Woodgate is giving nothing away on the secretive jury process. They comprise industry professionals, mixed for each panel, who view nominee content submitted by networks.
“It’s incredibly important for us we retain the confidentiality and anonymity for the judges to give them that freedom to be honest and open,” he says.
Why is Comedy so poorly represented, present only in Popular and not Outstanding? Length of broadcast, at over 20 categories is part of the consideration.
“It’s something we look at every year. Of course it could be in Outstanding because it is so well-produced, but we always feel like it’s natural home is in Most Popular because it’s something the public are so invested in,” he suggests.
“We also have to look at what’s happened over those 12 months.”

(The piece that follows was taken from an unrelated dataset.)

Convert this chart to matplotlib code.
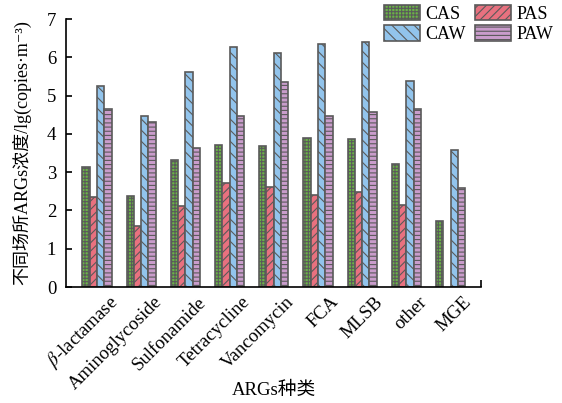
import numpy as np
import matplotlib
matplotlib.use("Agg")
import matplotlib.pyplot as plt
from matplotlib.transforms import ScaledTranslation

plt.rcParams['font.family'] = ['Liberation Serif', 'DejaVu Serif', 'Noto Sans CJK SC']
plt.rcParams['mathtext.fontset'] = 'stix'
plt.rcParams['hatch.linewidth'] = 0.8

categories = [r'$\beta$-lactamase', 'Aminoglycoside', 'Sulfonamide', 'Tetracycline',
              'Vancomycin', 'FCA', 'MLSB', 'other', 'MGE']
series = ['CAS', 'PAS', 'CAW', 'PAW']
cas = [3.14, 2.37, 3.31, 3.72, 3.68, 3.90, 3.87, 3.21, 1.72]
pas = [2.34, 1.60, 2.11, 2.71, 2.62, 2.41, 2.48, 2.13, np.nan]  # no PAS value for MGE
caw = [5.25, 4.46, 5.62, 6.26, 6.12, 6.35, 6.40, 5.39, 3.59]
paw = [4.65, 4.31, 3.64, 4.47, 5.36, 4.47, 4.57, 4.65, 2.58]

colors = ['#6ab446', '#e8717f', '#92c4ec', '#c99ccb']
hatches = ['+++++', '////', '\\\\\\', '----']

fig = plt.figure(figsize=(5.62, 4.03), dpi=100)
ax = fig.add_axes([66 / 562, 1 - 287 / 403, 415 / 562, 268 / 403])

x = np.arange(len(categories))
w = 0.165
bars = {}
for i, (name, vals) in enumerate(zip(series, [cas, pas, caw, paw])):
    vals = np.array(vals, dtype=float)
    ok = ~np.isnan(vals)
    bars[name] = ax.bar(x[ok] + (i - 1.5) * w, vals[ok], width=w, color=colors[i],
                        edgecolor='#5a5a5a', linewidth=1.2, hatch=hatches[i], label=name)

ax.set_xlim(-0.70, len(categories) - 1 + 0.69)
ax.set_ylim(0, 7)
ax.set_yticks(range(8))
ax.set_xticks(x)
ax.set_xticklabels(categories, rotation=45, ha='right', va='center',
                   rotation_mode='anchor', fontsize=13.5)
ax.tick_params(axis='x', length=0, pad=9)
# shift the rotated labels a little to the right of the group centres
shift = ScaledTranslation(18 / 100, 0, fig.dpi_scale_trans)
for lbl in ax.get_xticklabels():
    lbl.set_transform(lbl.get_transform() + shift)
ax.tick_params(axis='y', direction='in', length=4, width=1.2, labelsize=13.5, pad=7)
# small tick at the right end of the x axis
ax.set_xticks([len(categories) - 1 + 0.69], minor=True)
ax.tick_params(axis='x', which='minor', direction='in', length=5, width=1.2)

for s in ['top', 'right']:
    ax.spines[s].set_visible(False)
for s in ['left', 'bottom']:
    ax.spines[s].set_linewidth(1.2)

ax.set_ylabel('不同场所ARGs浓度/lg(copies·m⁻³)', fontsize=13)
ax.yaxis.set_label_coords(-0.085, 0.5)
ax.set_xlabel('ARGs种类', fontsize=13.5)
ax.xaxis.set_label_coords(0.5, -0.355)

# two columns, filled row by row: CAS PAS / CAW PAW
order = ['CAS', 'CAW', 'PAS', 'PAW']
fig.legend([bars[n] for n in order], order, ncol=2, loc='upper left',
           bbox_to_anchor=(380 / 562, 1 - 1 / 403), fontsize=13, frameon=False,
           handlelength=2.0, handleheight=0.95, handletextpad=0.3,
           columnspacing=0.5, labelspacing=0.15, borderaxespad=0, borderpad=0.2)

fig.savefig('out.png', dpi=100)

There are also no plans to return the awards to the earlier time of April.
“I think if you start moving it around the voting period changes, the date changes, people get confused. I think it makes sense to leave it. I don’t see that changing in the next few years.”
“Of course there are a lot of people who are worthy and don’t make that list.”
Can the initial voting period offer more transparency, to avoid a cap on names submitted by networks? Woodgate doesn’t believe so. The online counting requires a field for every name, unlike the old days of blank paper coupons.
“With an online voting process if you were to have everyone available it would be almost impossible to vote,” he insists.
“Of course it’s difficult and the networks have an extremely tough job. Of course there are a lot of people who are worthy and don’t make that list. But again we take network feedback on board, good and bad.
“We’re not here to work autonomously. I make a very big point to the networks that TV Week is here to work with them as an all-inclusive event.”
TV Week Logie Awards Red Carpet 7pm / Ceremony 7:30pm Sunday on Nine.